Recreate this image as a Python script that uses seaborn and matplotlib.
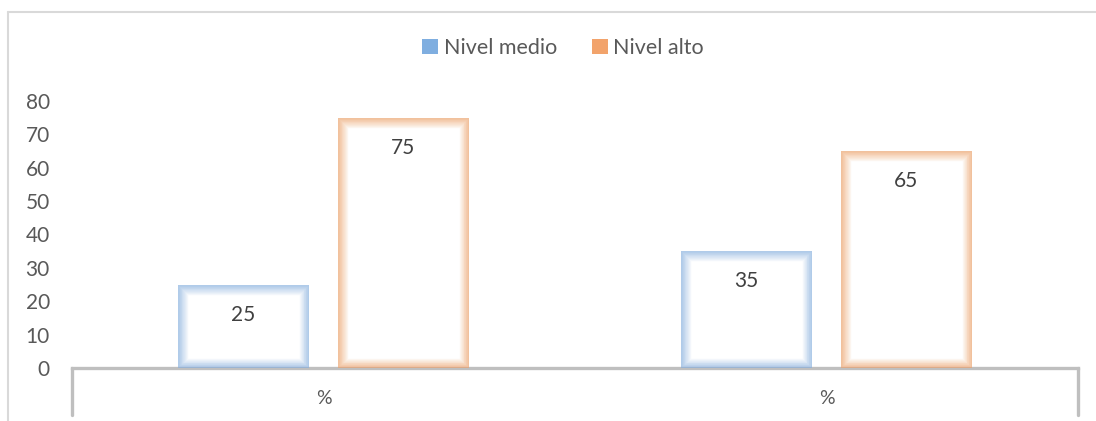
import matplotlib
matplotlib.use("Agg")
import matplotlib.pyplot as plt
from matplotlib.lines import Line2D
from matplotlib.patches import Patch, Rectangle
import pandas as pd
import seaborn as sns

sns.set_theme(style="white")
plt.rcParams["font.family"] = ["Lato", "DejaVu Sans"]

# datos
grupos = ["g1", "g2"]
etiquetas_x = ["%", "%"]
niveles = ["Nivel medio", "Nivel alto"]
nivel_medio = [25, 35]
nivel_alto = [75, 65]
y_ticks = [0, 10, 20, 30, 40, 50, 60, 70, 80]

colores_borde = {"Nivel medio": "#8DB4E2", "Nivel alto": "#F0A672"}
colores_leyenda = {"Nivel medio": "#7FAEE0", "Nivel alto": "#F2A36B"}
GRIS_TEXTO = "#595959"
GRIS_EJE = "#BFBFBF"

df = pd.DataFrame({
    "grupo": grupos * 2,
    "nivel": [niveles[0]] * len(grupos) + [niveles[1]] * len(grupos),
    "valor": nivel_medio + nivel_alto,
})

fig = plt.figure(figsize=(10.96, 4.21), dpi=100)
ax = fig.add_axes([72 / 1096, 53 / 421, 1006 / 1096, 267 / 421])

sns.barplot(
    data=df, x="grupo", y="valor", hue="nivel", order=grupos, hue_order=niveles,
    palette=colores_borde, width=0.636, gap=0.176, legend=False, ax=ax,
)

# barras "resplandor": relleno blanco con borde difuminado hacia dentro
capas = [14, 12.5, 11, 9.5, 8, 7, 6, 5, 4, 3, 2, 1.2]
for cont, nivel in zip(ax.containers, niveles):
    color = colores_borde[nivel]
    for bar in cont:
        bar.set_facecolor("white")
        bar.set_edgecolor("none")
        x0, y0 = bar.get_xy()
        w, h = bar.get_width(), bar.get_height()
        for lw in capas:
            r = Rectangle((x0, y0), w, h, fill=False, edgecolor=color, lw=lw,
                          alpha=0.085, zorder=3, joinstyle="miter")
            ax.add_patch(r)
            r.set_clip_path(bar)
    ax.bar_label(cont, padding=-29, fontsize=15, color="#404040", zorder=5)

ax.set_ylim(0, 80)
ax.set_yticks(y_ticks)
ax.set_xticks(range(len(grupos)))
ax.set_xticklabels(etiquetas_x)
ax.set_xlabel("")
ax.set_ylabel("")
ax.tick_params(axis="y", length=0, pad=16, labelsize=15, labelcolor=GRIS_TEXTO)
ax.tick_params(axis="x", length=0, pad=16, labelsize=14, labelcolor=GRIS_TEXTO)
for s in ["top", "right", "left"]:
    ax.spines[s].set_visible(False)
ax.spines["bottom"].set_color(GRIS_EJE)
ax.spines["bottom"].set_linewidth(2.4)

# bordes verticales del eje de categorías
for xa in [0, 1]:
    ax.add_line(Line2D([xa, xa], [0, -47 / 267], transform=ax.transAxes,
                       color=GRIS_EJE, lw=2.4, clip_on=False))

handles = [Patch(facecolor=colores_leyenda[n], edgecolor="none", label=n) for n in niveles]
fig.legend(handles=handles, loc="center", bbox_to_anchor=(563 / 1096, 1 - 48 / 421), ncol=2,
           frameon=False, fontsize=15.5, labelcolor=GRIS_TEXTO, handlelength=0.75,
           handleheight=0.75, handletextpad=0.25, columnspacing=1.6)

# marco exterior del gráfico
fig.add_artist(Line2D([8 / 1096, 8 / 1096], [0, 1 - 12 / 421], color="#D9D9D9", lw=1.5))
fig.add_artist(Line2D([8 / 1096, 1], [1 - 12 / 421, 1 - 12 / 421], color="#D9D9D9", lw=1.5))

fig.savefig("out.png", dpi=100, facecolor="white")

──────────

**EXERCISE DETAILS**
In the data above, how many lines contain the string "seaborn"? Answer with the number only.

**FULL SOLUTION**
2